In our line of work, R&S Quantum hears a lot from innovative companies — big and small — in different pockets of the world and their respective governments, both local and national, that talent is lacking.
And many a government turn to immigration as their most immediate solution.
But the thing about moving people around the world is that it creates brain drain in some other part of the world. Which — if studied properly — might actually not be a problem after all.
However we won’t go down into that rabbit hole of a discussion. A much bigger problem for the world’s productivity is resource efficiency and unlocking public funds that currently generate negative returns caused by lack of impact investment information (that is in the age of Big Data!!) — which translates into the lack of trust on the part of public money managers when it comes to investing into emerging markets.
By 2030, an estimated 85 million highly skilled workers could be required worldwide for companies to succeed in the new digital economy. That talent shortage could result in about USD 8.5 trillion in unrealized annual revenues.
Progress of such sectors of Saudi Arabia and the UAE as technology, media and telecom could be hardest hit by lack of talent. Worldwide, the technology, media, and telecommunications industries could have a labor skills shortage of more than 4 million workers by 2030.
Salary Surge study by Korn Ferry, one of five largest executive search firms in the world:
Business leaders need to reimagine all aspects of talent management, employee engagement and reward schemes to better position them to retain top talent at lower wage premiums to protect profitability and business models.
The coming rollout of 5G wireless technology (the Internet of Things, right) will create a massive shortage in the number of people who can make sense of and harness this new technology.
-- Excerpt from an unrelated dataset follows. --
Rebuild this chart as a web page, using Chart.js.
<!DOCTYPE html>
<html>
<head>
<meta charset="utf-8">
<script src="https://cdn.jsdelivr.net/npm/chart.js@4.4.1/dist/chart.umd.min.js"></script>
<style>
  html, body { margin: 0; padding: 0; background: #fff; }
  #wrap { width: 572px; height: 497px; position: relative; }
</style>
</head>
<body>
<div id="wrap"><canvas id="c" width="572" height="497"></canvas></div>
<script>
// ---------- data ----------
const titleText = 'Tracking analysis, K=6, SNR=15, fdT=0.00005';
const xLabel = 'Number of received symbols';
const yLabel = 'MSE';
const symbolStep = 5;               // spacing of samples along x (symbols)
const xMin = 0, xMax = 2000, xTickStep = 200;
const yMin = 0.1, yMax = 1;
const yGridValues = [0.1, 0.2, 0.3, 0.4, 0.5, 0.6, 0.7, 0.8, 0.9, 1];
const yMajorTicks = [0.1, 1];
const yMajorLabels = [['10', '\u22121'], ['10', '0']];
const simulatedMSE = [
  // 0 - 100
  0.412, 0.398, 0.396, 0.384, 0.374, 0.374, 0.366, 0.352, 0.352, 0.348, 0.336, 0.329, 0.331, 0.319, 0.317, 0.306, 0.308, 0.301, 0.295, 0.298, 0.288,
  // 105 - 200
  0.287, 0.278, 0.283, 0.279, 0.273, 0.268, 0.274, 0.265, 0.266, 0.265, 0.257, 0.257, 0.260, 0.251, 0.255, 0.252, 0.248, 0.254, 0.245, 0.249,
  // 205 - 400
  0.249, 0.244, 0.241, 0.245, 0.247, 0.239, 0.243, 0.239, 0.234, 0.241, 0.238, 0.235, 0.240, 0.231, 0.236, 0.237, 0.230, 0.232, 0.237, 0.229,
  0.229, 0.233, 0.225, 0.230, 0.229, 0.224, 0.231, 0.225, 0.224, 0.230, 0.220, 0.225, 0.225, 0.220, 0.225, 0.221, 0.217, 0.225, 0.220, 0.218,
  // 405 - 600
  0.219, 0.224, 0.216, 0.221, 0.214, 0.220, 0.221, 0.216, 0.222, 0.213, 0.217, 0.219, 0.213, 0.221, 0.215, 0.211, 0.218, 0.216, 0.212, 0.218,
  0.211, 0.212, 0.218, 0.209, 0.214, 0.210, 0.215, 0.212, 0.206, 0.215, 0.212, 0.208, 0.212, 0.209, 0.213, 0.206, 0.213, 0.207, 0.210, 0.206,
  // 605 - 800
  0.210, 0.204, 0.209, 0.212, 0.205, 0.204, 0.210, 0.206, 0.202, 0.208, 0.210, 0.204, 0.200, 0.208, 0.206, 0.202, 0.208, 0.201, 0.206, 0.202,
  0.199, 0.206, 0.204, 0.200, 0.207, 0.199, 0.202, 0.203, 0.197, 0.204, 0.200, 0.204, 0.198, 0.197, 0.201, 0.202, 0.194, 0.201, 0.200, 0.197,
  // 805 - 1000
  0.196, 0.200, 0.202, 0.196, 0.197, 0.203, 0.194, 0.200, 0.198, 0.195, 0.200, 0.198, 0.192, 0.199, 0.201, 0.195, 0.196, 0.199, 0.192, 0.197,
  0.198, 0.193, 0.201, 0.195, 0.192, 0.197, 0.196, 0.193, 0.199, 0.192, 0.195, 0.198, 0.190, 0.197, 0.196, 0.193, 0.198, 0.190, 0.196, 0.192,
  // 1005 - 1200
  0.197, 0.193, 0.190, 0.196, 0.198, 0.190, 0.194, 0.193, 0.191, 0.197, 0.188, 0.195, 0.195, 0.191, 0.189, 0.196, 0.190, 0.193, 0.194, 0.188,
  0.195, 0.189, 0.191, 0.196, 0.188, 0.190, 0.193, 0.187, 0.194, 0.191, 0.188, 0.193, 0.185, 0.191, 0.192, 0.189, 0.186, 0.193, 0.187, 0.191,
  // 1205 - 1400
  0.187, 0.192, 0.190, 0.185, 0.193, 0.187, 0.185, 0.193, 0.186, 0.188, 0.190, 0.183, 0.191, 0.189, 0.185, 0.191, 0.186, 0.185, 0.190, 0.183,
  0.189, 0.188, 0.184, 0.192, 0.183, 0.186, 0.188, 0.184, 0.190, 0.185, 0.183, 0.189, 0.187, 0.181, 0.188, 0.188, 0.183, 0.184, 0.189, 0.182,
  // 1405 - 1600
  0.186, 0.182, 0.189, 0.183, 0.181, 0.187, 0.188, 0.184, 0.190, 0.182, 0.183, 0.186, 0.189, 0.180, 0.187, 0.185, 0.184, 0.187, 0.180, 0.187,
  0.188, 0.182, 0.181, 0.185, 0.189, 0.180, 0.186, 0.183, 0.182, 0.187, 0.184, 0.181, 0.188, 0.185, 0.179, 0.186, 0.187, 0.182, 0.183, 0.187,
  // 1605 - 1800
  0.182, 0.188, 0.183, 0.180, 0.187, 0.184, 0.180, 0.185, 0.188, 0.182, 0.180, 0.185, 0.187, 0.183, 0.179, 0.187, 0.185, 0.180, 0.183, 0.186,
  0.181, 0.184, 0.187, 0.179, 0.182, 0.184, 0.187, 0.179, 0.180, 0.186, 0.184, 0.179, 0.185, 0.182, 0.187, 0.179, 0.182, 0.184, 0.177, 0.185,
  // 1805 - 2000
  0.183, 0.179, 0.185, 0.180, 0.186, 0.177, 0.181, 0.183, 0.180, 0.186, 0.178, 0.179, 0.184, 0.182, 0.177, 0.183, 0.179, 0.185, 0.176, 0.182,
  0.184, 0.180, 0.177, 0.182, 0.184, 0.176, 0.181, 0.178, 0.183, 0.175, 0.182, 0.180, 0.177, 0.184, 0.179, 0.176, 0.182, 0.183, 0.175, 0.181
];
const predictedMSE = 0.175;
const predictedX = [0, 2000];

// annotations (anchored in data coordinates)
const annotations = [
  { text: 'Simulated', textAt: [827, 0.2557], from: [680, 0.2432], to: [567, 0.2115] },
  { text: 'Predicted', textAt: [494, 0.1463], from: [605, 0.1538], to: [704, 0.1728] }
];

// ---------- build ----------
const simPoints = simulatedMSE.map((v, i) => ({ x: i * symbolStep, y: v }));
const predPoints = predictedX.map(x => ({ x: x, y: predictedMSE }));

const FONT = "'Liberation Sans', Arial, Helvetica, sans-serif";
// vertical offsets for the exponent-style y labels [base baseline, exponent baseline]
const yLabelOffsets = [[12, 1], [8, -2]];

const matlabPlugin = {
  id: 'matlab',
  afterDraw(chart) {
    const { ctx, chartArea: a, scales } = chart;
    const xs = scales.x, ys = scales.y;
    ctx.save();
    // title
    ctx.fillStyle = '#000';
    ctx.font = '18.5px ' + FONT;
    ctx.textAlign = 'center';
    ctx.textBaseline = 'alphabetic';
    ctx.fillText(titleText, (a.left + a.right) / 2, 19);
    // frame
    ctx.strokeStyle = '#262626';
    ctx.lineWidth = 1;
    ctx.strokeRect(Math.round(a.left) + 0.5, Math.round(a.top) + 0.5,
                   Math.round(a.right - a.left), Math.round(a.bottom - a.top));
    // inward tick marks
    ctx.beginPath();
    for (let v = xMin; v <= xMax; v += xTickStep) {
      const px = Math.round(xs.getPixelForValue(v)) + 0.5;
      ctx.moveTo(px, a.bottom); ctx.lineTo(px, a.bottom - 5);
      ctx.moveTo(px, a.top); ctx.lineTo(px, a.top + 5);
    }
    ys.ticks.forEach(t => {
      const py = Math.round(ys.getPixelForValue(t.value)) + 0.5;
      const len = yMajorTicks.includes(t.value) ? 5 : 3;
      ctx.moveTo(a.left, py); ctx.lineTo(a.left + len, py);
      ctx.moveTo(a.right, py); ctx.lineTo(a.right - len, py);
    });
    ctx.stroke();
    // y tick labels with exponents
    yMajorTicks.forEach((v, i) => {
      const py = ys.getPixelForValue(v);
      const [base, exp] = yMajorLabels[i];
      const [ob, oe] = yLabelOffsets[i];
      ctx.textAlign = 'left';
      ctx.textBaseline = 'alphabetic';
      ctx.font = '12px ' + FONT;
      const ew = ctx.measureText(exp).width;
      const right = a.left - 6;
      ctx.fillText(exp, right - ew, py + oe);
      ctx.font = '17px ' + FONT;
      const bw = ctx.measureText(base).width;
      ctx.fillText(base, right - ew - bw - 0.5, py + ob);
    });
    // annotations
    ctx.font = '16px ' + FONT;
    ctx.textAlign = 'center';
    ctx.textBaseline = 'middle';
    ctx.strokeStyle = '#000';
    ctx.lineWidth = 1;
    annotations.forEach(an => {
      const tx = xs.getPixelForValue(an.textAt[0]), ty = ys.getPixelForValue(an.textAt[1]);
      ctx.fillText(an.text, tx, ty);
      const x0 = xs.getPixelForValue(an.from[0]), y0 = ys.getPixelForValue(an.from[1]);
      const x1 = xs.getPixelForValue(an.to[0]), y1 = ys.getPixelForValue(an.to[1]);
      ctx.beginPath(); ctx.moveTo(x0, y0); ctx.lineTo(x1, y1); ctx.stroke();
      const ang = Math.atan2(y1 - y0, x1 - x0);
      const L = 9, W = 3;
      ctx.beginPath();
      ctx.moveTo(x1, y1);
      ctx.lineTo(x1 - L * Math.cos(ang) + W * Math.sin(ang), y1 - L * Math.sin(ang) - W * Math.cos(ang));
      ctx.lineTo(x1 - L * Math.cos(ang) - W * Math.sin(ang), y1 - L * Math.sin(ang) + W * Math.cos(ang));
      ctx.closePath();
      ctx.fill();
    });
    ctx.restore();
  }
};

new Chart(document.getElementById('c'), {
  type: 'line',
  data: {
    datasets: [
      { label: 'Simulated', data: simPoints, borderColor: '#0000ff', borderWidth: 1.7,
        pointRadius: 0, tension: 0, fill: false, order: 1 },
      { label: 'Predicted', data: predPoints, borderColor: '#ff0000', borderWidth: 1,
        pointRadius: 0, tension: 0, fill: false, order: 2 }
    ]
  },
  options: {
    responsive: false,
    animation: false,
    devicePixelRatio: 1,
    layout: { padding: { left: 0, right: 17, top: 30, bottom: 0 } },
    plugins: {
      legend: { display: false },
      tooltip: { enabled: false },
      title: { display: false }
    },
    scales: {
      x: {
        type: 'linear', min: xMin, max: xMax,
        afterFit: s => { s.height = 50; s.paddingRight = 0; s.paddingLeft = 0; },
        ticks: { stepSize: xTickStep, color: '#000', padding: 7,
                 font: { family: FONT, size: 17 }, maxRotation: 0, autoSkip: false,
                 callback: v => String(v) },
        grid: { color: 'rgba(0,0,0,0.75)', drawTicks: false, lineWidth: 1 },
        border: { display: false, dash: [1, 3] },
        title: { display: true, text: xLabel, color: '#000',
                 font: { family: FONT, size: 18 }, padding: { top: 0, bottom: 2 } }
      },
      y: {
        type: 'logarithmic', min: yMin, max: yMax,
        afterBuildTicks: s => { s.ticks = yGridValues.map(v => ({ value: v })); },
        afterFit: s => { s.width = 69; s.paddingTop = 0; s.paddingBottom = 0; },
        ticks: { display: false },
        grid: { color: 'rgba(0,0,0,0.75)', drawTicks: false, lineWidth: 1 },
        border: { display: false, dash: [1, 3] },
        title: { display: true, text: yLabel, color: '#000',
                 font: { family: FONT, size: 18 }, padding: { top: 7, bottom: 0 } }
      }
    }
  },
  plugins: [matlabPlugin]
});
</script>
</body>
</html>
David Barnette, the sector leader in Korn Ferry’s Communications and Devices practice:
5G’s impact is in the same category as the steam engine, electricity, and even the Internet itself
According to Future of Work: The Global Talent Crunch, Korn Ferry’s most recent work in their multiyear Future of Work series, “the talent shortage may be hard to see now, with daily headlines about how robots and artificial intelligence are making their way into a growing number of industries. And the study shows how, at least in 2020, there might even be a surplus of talent in Russia and China.”
But by 2030, Russia could have a shortage of up to 6 million people, and China could be facing a shortage twice as large. The United States could also be facing a deficit of more than 6 million workers, and it’s worse in Japan, Indonesia, and Brazil, each of which could have shortages of up to 18 million skilled workers.
The United States is the undisputed leader in tech, but the talent shortage could erode that lead fast. In tech alone, the US could lose out on $162 billion worth of revenues annually unless it finds more high-tech workers.
Werner Penk, president of Korn Ferry’s Global Technology Market practice:
The onus falls on companies to train workers, and also to encourage governments to rethink education programs to generate the talent pipelines the industry will require.
This is exactly what R&S Quantum does — whether it be by bringing value to Ukrainian-Canadian pilot training partnership, promoting job-led growth in EV charger manufacturing in India or motivating IT students at educational events in eastern Ukraine.